Lo slasher movie è il vero zombie del cinema. Da quando è nato – e la datazione non è facilissima – ha avuto la sua fase d’oro, assai nota, e poi, come molti altri filoni, ha vissuto la sua agonia. Tuttavia, esso torna sempre e, purtroppo, sembra avere ogni volta qualcosa in meno da dire. Lo afferma chi, allo slasher, è storicamente e notoriamente affezionato. E così, con non poca sofferenza, continua a tentare di dargli una chance, quasi ogni volta puntualmente tradita.
Non ha fatto eccezione Totally Killer (2023), opera seconda di Nahnatchka Khan (la prima era la commedia agrodolce Finché forse non vi separi, del 2019). Il tentativo di base è già, per così dire, intrinsecamente zoppicante. Totally Killer si propone come cross-over tra filoni: un po’ slasher, un po’ fantascienza da viaggio nel tempo. Ok, ti do retta, ma se giochi così devi davvero tirare fuori qualcosa di convincente. E invece, purtroppo, il risultato è il solito minestrone di riferimenti facili(ssimi) – santo cielo, lasciate in pace Ritorno al futuro – senza un grammo di grinta.
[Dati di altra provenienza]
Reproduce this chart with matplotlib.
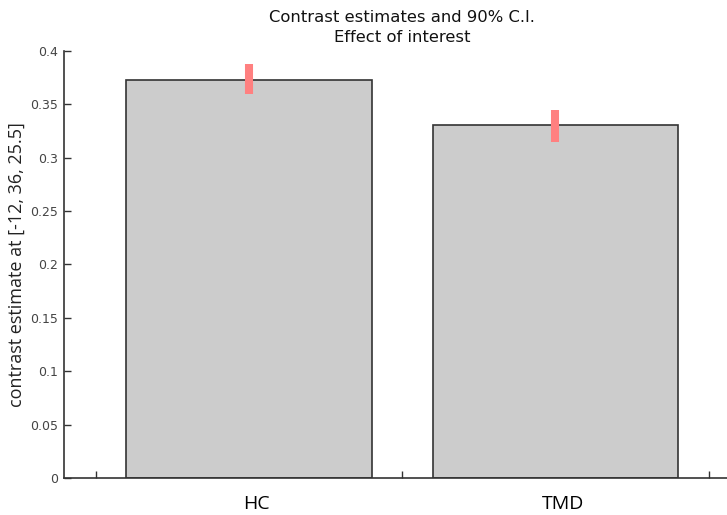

Non c’è adrenalina. Non c’è godimento coreografico. Non c’è eccitazione sanguinolenta. Non c’è quella sessualità esibita e disinibita, tratto tipico del genere. E al posto di tutto ciò troviamo: una sorta di pedagogia posticcia (la protagonista che viaggia nel tempo e ci tiene a sottolineare ogni due per tre quanto gli anni ‘80 fossero arretrati); un uso macchiettistico degli stilemi del genere (il killer mascherato in primis, il luna park, il conflitto madre-figlia e tutte ‘ste menate qua); lo scimmiottamento postmoderno di questa o quella cosa che non fa ridere nessuno, specie se il tutto è sorretto dal piglio paraculo della post-ironia contemporanea (quella per cui non esiste mai una vera presa di posizione).
Ora, a che serve Totally Killer? Serve, in buona sostanza, a occupare una posizione in più nella schermata della piattaforma. Un film-filler, un film-riempitivo, la cui funzione è puramente ornamentale, per abbellire l’esperienza di navigazione con una nuova icona da cliccare. Lo slasher movie, un filone la cui apparente semplicità delle dinamiche drammaturgiche si scontra con la reale difficoltà di cavarne qualcosa di buono, ne esce ancora una volta estenuato. È un corpo rantolante, che nemmeno più percepisce i colpi che con tanta empietà gli vengono inferti.
Lo slasher, per sopravvivere, non ha bisogno di nuovi stratagemmi metanarrativi o citazionismi da bassa lega, ma di un ritorno al corpo, al desiderio, alla paura vera: non quella dello spettatore, ma quella del film stesso, che deve tremare nel mostrarsi, invece di nascondersi dietro l’ennesima trovata meta-cinica.